2. For units having spinning capacity with forward integration having matching capacity in weaving / knitting/ processing / garmenting – 5 % IR.

 

Weaving Sector

1. 6% IR and 15% capital subsidy on brand new shuttleless looms or 30% Margin Money Subsidy (MMS) on brand new shuttleless looms for power loom sector.

2. 2% IR or 8% MMS on second hand imported shuttleless looms with 10 Years vintage and with a residual life minimum 10 years.

3. For 30% MMS – capital ceiling caps of Rs. 5 crore and subsidy cap of Rs. 1.5 crore would be adhered to for encouraging adequate investments by the MSME sector.

 

Processing, Garmenting and Technical Textile Sector

1. Processing- 5% IR and 10% capital subsidy for specified processing machinery. CETP will not be considered for support under TUFS.

2. Garmenting- 5% IR and 10% capital subsidy on specified machinery for garments units.

3. Technical Textiles (including non-woven’s) – 5 % IR and 10% capital subsidy in specified machinery required in manufacture on technical textiles.

4. Handloom and silks sector – 5% IR or 30% capital subsidy on benchmarked machinery.

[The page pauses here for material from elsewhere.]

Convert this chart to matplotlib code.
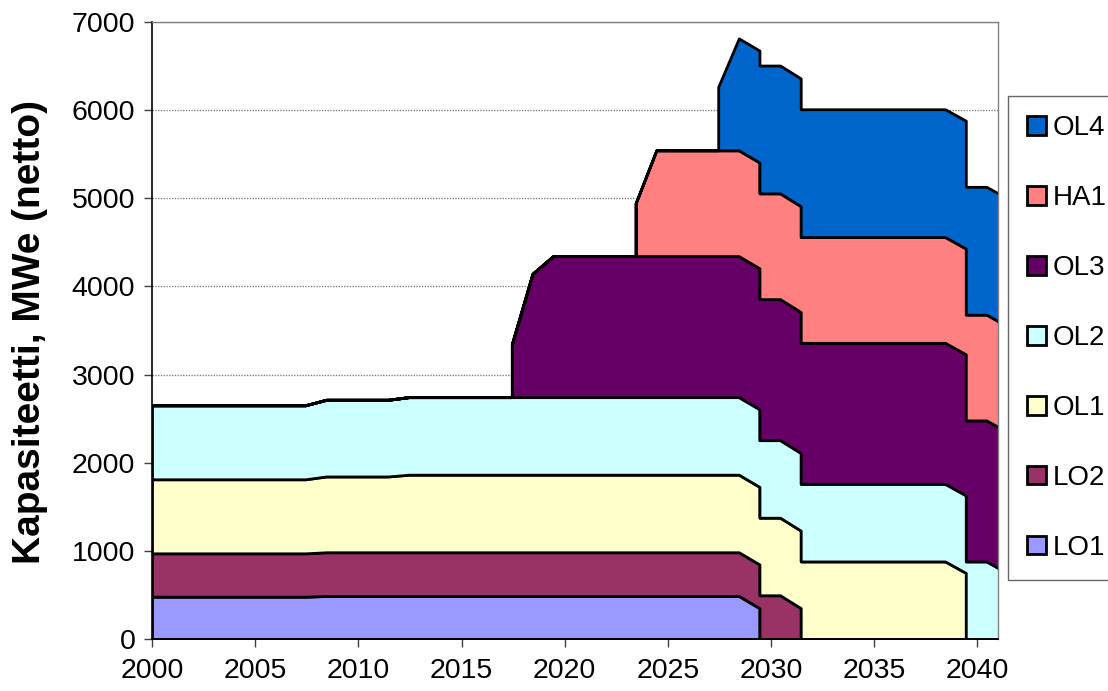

5. MSMEs including jute sector – 5 % IR or 15 % MMS – subsidy ceiling to be Rs. 75 lakh.

 

Other Sectors

1. Cotton ginning and pressing, Wool scouring combing and carpet twisting, Synthetic filament yarn texturising, crimping and twisting, Viscose staple fiber and viscose filament yarn, Knitting and fabric embroidery, Weaving preparatory machines, Made-up manufacturing, CAD, CAM and design studio and Jute industry – 5% IR.

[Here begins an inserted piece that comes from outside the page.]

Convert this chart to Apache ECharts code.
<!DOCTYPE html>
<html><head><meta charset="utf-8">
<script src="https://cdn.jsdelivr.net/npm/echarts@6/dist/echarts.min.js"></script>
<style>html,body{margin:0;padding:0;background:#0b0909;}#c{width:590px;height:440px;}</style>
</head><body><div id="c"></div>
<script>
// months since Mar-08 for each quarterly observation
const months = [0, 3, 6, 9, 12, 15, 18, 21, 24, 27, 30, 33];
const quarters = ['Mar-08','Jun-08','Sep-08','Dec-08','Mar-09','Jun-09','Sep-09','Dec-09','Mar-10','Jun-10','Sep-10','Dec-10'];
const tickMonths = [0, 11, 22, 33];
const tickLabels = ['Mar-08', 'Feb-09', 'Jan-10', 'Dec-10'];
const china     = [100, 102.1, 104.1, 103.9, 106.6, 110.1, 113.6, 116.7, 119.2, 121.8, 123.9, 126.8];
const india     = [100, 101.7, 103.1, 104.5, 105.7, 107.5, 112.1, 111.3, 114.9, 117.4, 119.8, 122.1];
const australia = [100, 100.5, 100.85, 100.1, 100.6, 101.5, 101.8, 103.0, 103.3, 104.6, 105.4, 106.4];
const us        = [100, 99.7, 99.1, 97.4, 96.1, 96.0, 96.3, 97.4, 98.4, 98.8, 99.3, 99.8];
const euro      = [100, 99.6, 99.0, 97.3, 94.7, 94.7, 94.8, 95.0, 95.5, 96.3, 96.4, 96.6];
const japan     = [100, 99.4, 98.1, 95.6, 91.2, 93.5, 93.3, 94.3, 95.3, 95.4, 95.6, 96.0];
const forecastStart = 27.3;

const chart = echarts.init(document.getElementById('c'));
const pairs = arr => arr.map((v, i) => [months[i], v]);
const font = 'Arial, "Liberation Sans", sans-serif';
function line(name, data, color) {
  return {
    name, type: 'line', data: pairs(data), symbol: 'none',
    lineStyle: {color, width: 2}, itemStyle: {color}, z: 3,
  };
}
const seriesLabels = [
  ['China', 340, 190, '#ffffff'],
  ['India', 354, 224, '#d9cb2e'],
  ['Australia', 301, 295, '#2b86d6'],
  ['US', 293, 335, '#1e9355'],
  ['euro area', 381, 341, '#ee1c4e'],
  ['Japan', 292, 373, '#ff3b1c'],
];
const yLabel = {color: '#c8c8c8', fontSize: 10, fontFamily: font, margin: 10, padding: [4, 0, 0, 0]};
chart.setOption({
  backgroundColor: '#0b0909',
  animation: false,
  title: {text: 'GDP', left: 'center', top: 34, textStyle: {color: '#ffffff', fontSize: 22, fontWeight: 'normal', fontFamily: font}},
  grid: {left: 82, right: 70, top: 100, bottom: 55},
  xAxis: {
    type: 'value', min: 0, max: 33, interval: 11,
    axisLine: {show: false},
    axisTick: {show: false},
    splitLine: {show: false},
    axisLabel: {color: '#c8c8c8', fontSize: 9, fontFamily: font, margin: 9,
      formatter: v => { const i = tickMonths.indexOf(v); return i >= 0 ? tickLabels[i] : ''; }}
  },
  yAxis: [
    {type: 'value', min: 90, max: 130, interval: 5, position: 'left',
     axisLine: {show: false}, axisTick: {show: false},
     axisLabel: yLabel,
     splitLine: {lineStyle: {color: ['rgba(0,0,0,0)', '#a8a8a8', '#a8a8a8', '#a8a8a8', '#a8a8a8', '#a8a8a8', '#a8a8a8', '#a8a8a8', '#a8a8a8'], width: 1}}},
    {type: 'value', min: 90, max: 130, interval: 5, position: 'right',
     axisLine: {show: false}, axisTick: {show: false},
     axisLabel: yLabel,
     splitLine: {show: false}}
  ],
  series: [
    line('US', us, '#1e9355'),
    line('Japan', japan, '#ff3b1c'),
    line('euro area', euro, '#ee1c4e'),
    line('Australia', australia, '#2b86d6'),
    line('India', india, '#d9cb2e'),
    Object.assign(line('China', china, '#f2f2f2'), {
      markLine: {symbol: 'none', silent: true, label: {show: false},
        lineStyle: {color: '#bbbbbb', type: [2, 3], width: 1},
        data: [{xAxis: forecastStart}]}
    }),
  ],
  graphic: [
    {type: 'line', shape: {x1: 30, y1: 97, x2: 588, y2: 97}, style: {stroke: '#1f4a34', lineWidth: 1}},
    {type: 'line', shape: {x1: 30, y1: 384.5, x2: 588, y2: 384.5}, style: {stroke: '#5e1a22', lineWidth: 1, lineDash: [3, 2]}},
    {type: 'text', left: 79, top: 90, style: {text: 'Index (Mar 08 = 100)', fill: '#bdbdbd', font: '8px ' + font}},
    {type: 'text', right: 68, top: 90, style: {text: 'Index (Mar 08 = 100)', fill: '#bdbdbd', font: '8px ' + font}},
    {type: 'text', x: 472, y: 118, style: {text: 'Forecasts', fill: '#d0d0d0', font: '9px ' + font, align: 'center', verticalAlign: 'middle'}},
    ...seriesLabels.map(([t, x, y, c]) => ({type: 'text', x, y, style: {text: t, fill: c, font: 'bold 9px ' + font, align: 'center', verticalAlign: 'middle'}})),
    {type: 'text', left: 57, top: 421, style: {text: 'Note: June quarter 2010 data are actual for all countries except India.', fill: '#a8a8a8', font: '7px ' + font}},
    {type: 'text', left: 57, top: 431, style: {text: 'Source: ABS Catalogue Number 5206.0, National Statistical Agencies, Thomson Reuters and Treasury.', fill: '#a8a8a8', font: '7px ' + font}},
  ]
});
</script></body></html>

2. Investments like factory buildings, pre-operative and margin money for working capital are eligible for benefit of reimbursement under the scheme only for Apparel and Handloom sector with 50 caps of total new eligible investments under RR-TUFS. Land is altogether excluded from eligible investments under TUFS .This benefits however, shall not be available for textile units under the Scheme for Integrated Textile Park (SITP).

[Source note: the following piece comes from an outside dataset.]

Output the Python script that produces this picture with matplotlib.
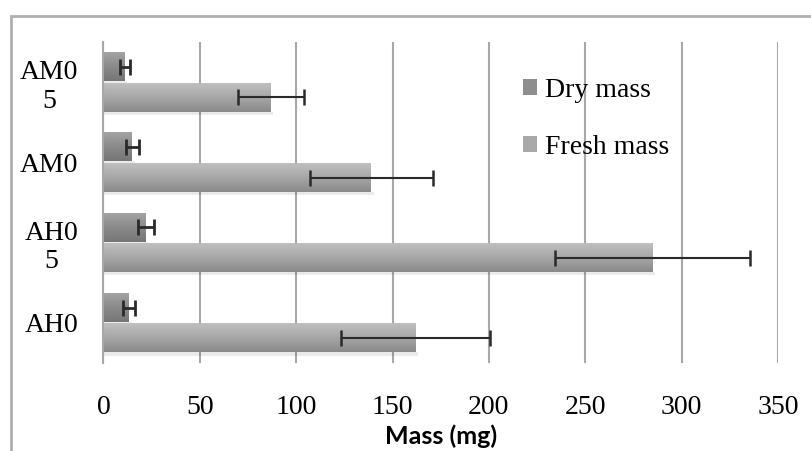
import matplotlib.pyplot as plt
import numpy as np
from matplotlib.patches import Rectangle
from matplotlib.colors import LinearSegmentedColormap

# samples, bottom to top
samples = ["AH0", "AH0\n5", "AM0", "AM0\n5"]
dry = [13.4, 22, 15, 11.2]
dry_err = [3, 4, 3.3, 2.6]
fresh = [162, 285, 139, 87]
fresh_err = [38.5, 50.5, 32, 17.3]

serif = "Liberation Serif"

fig = plt.figure(figsize=(8.11, 4.51), dpi=100)
ax = fig.add_axes([0.1275, 0.1951, 0.8318, 0.7118])

y = np.arange(len(samples))
h = 0.355

dry_bars = ax.barh(y + 0.19, dry, height=h, color="#8e8e8e", zorder=2)
fresh_bars = ax.barh(y - 0.19, fresh, height=h, color="#a9a9a9", zorder=2)

# soft vertical shading on each bar
dry_cmap = LinearSegmentedColormap.from_list("dry", ["#a4a4a4", "#8a8a8a", "#767676"])
fresh_cmap = LinearSegmentedColormap.from_list("fresh", ["#c0c0c0", "#a6a6a6", "#8a8a8a"])
grad = np.linspace(0, 1, 64).reshape(-1, 1)
for bars, cmap in [(dry_bars, dry_cmap), (fresh_bars, fresh_cmap)]:
    for b in bars:
        x0, y0 = b.get_x(), b.get_y()
        w, hh = b.get_width(), b.get_height()
        # shadow under the bar
        ax.add_patch(Rectangle((x0, y0 - 0.04), w + 1.2, 0.04, color="#000000",
                               alpha=0.08, lw=0, zorder=1.5))
        ax.imshow(grad, cmap=cmap, aspect="auto", extent=(x0, x0 + w, y0, y0 + hh),
                  origin="upper", zorder=2.5, interpolation="bilinear")

ax.errorbar(dry, y + 0.19, xerr=dry_err, fmt="none", ecolor="#2a2a2a",
            elinewidth=2, capsize=6, capthick=2, zorder=4)
ax.errorbar(fresh, y - 0.19, xerr=fresh_err, fmt="none", ecolor="#2a2a2a",
            elinewidth=1.5, capsize=6, capthick=1.8, zorder=4)

ax.set_xlim(0, 350)
ax.set_ylim(-0.5, 3.5)
ax.set_xticks(np.arange(0, 351, 50))
ax.set_yticks(y)
ax.set_yticklabels(samples, fontfamily=serif, fontsize=20, multialignment="center")
ax.tick_params(axis="y", length=0, pad=18)
ax.tick_params(axis="x", length=0, pad=23)
for t in ax.get_xticklabels():
    t.set_fontfamily(serif)
    t.set_fontsize(20)

ax.grid(axis="x", color="#a8a8a8", lw=1.5, zorder=0)
ax.set_axisbelow(True)
for s in ["top", "right", "bottom"]:
    ax.spines[s].set_visible(False)
ax.spines["left"].set_color("#a8a8a8")
ax.spines["left"].set_linewidth(1.5)

ax.set_xlabel("Mass (mg)", fontfamily="Lato", fontweight="bold", fontsize=18, labelpad=3)

leg = ax.legend([dry_bars, fresh_bars], ["Dry mass", "Fresh mass"],
                loc="upper left", bbox_to_anchor=(523 / 811, 1 - 78 / 451),
                bbox_transform=fig.transFigure, frameon=False,
                prop={"family": serif, "size": 20}, handlelength=0.5,
                handleheight=0.5, handletextpad=0.3, labelspacing=1.15,
                borderpad=0, borderaxespad=0)

# outer chart frame
fig.patches.append(Rectangle((11 / 811, -0.1), 1.2, 1.1 - 16 / 451, transform=fig.transFigure,
                             fill=False, edgecolor="#b0b0b0", lw=2))

fig.savefig("out.png", dpi=100)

3. Period of interest reimbursement- Interest reimbursement will be restructured cases will be for a period 7 years including 2 years of moratorium/ implementations.

4. Eligibility of restructured / rescheduled cases – subsidy in restructured cases will be restricted to the quantum approved of subsidy approved of subsidy as given in the initial loan repayment schedule.

 

Duration of the Scheme

The scheme in the R-TUFS form was extended for the first year of the 12th Five Year Plan i. e., up to 31st March 2013. The proposed parameters under RRTUFS would be applicable from 1st April 2013. Terms loans sanctioned during the financial year 2012-13 would be eligible for subsidy as peer parameters of R-TUFS. However, the subsidy caps as per the proposed norms would be applicable on all subsides dispensed on and are after 1st April 2013. In respect of the cases pertaining to sectors where there is no change in admissible extent of subsides and are pending for issuance of UID due to non-availability of sectoral cap in the previously extended scheme up to 30th March 2013, to be considered for the issue of UID under the continued TUFS scheme. However, cases pertaining to spinning, weaving sectors etc. where there are changes in subsidy pattern, would be required to apply afresh as per revised terms and conditions under continued TUFS.